Minnesota – Around 45 or more cases of salmonella involving the restaurant chain Chipotle Mexican Grill Inc. (NYSE: CMG) have been reported to the Minnesota Department of Health since September 2th.
It took April Beck exactly one month from the moment she ate at the 2600 Hennepin Chipotle on August 10, to the moment on September 10 when she sued Chipotle in the U.S. District Court for the District of Minnesota after having experienced blood clots in both arms and diarrhea. She is suing based on strict liability, breach of warranty, negligence and negligence per se.
The Salmonella bacteria are usually transmitted to humans by food contaminated with animal feces or handled by workers with poor personal hygiene and among the symptoms are diarrhea, abdominal pain, and fever. In extreme cases, the patient can experience bloodstream infections, meningitis or even death in some weakened immune systems.
Her complaint sustains the fact that the 1,847-unit restaurant chain has the responsibility to deliver to the plaintiff food fit for human consumption.

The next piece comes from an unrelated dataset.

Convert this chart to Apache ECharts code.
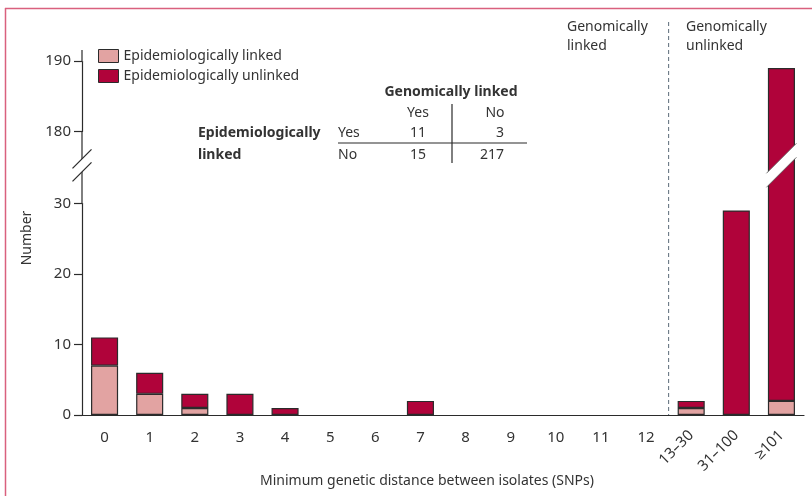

“Salmonella-contaminated food would not be fit for the uses intended. Any ingredients served should have been free from adulteration, and safe for human consumption, but it failed to do so and was, therefore negligent” the complaint notes.
Chipotle has responded the lawsuit by switching suppliers on the food items suspected to have caused the infection, said Doug Schulz spokesman of the Minnesota Department of Health. Also collaborated to the inspection of policies for employers that come ill while investigations have yet failed to find the item that caused the infection.
“The safety and wellbeing of our customers is always our highest priority […] while this issue in Minnesota does not present an ongoing risk to consumers, we are committed to working with health department officials while they look to determine a cause” Chipotle said in a statement to CNN Money.